◆ SHORT EXERCISE
Write out the material exactly, without any of its pictures.

····················

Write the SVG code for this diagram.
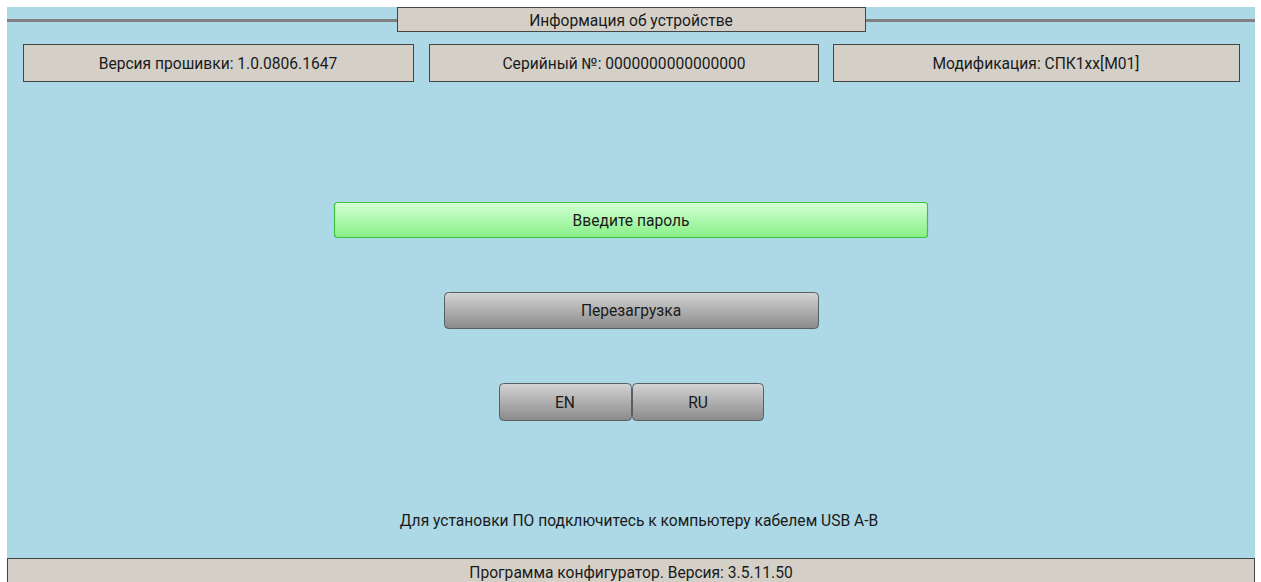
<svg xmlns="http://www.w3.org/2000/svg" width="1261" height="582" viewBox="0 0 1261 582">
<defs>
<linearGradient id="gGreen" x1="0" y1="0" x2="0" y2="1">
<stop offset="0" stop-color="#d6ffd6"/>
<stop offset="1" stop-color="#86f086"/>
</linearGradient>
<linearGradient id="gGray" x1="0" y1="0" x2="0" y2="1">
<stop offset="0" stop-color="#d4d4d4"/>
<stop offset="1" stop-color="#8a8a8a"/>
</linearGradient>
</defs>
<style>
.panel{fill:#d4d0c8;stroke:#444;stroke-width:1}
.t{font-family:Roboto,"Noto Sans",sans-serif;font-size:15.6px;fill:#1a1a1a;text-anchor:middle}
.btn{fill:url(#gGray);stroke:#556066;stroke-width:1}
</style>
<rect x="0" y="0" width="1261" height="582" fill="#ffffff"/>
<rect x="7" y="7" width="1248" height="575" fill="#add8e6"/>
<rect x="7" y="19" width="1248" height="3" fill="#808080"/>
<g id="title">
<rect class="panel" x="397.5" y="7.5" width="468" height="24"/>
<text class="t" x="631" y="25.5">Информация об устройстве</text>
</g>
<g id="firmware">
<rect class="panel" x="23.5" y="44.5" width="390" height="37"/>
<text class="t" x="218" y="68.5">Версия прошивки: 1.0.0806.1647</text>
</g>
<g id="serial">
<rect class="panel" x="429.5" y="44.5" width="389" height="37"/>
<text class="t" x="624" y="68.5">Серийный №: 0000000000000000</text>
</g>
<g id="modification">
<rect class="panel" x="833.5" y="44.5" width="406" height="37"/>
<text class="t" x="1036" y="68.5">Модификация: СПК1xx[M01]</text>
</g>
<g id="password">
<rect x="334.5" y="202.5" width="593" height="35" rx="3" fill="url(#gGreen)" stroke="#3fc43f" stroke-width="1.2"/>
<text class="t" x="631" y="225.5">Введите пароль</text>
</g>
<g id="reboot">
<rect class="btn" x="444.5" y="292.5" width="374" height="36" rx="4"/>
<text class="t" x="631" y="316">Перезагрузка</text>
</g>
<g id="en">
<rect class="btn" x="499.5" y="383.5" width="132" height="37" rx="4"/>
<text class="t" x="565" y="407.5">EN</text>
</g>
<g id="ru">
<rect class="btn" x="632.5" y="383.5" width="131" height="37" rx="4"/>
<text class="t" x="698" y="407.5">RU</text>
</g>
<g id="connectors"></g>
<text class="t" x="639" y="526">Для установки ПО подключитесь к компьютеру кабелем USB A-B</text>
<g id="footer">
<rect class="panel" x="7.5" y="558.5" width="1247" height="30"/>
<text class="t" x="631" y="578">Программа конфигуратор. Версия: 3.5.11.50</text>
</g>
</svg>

····················

◆ FINAL RESULT
Write the SVG code for this diagram.
<svg xmlns="http://www.w3.org/2000/svg" width="1261" height="582" viewBox="0 0 1261 582">
<defs>
<linearGradient id="gGreen" x1="0" y1="0" x2="0" y2="1">
<stop offset="0" stop-color="#d6ffd6"/>
<stop offset="1" stop-color="#86f086"/>
</linearGradient>
<linearGradient id="gGray" x1="0" y1="0" x2="0" y2="1">
<stop offset="0" stop-color="#d4d4d4"/>
<stop offset="1" stop-color="#8a8a8a"/>
</linearGradient>
</defs>
<style>
.panel{fill:#d4d0c8;stroke:#444;stroke-width:1}
.t{font-family:Roboto,"Noto Sans",sans-serif;font-size:15.6px;fill:#1a1a1a;text-anchor:middle}
.btn{fill:url(#gGray);stroke:#556066;stroke-width:1}
</style>
<rect x="0" y="0" width="1261" height="582" fill="#ffffff"/>
<rect x="7" y="7" width="1248" height="575" fill="#add8e6"/>
<rect x="7" y="19" width="1248" height="3" fill="#808080"/>
<g id="title">
<rect class="panel" x="397.5" y="7.5" width="468" height="24"/>
<text class="t" x="631" y="25.5">Информация об устройстве</text>
</g>
<g id="firmware">
<rect class="panel" x="23.5" y="44.5" width="390" height="37"/>
<text class="t" x="218" y="68.5">Версия прошивки: 1.0.0806.1647</text>
</g>
<g id="serial">
<rect class="panel" x="429.5" y="44.5" width="389" height="37"/>
<text class="t" x="624" y="68.5">Серийный №: 0000000000000000</text>
</g>
<g id="modification">
<rect class="panel" x="833.5" y="44.5" width="406" height="37"/>
<text class="t" x="1036" y="68.5">Модификация: СПК1xx[M01]</text>
</g>
<g id="password">
<rect x="334.5" y="202.5" width="593" height="35" rx="3" fill="url(#gGreen)" stroke="#3fc43f" stroke-width="1.2"/>
<text class="t" x="631" y="225.5">Введите пароль</text>
</g>
<g id="reboot">
<rect class="btn" x="444.5" y="292.5" width="374" height="36" rx="4"/>
<text class="t" x="631" y="316">Перезагрузка</text>
</g>
<g id="en">
<rect class="btn" x="499.5" y="383.5" width="132" height="37" rx="4"/>
<text class="t" x="565" y="407.5">EN</text>
</g>
<g id="ru">
<rect class="btn" x="632.5" y="383.5" width="131" height="37" rx="4"/>
<text class="t" x="698" y="407.5">RU</text>
</g>
<g id="connectors"></g>
<text class="t" x="639" y="526">Для установки ПО подключитесь к компьютеру кабелем USB A-B</text>
<g id="footer">
<rect class="panel" x="7.5" y="558.5" width="1247" height="30"/>
<text class="t" x="631" y="578">Программа конфигуратор. Версия: 3.5.11.50</text>
</g>
</svg>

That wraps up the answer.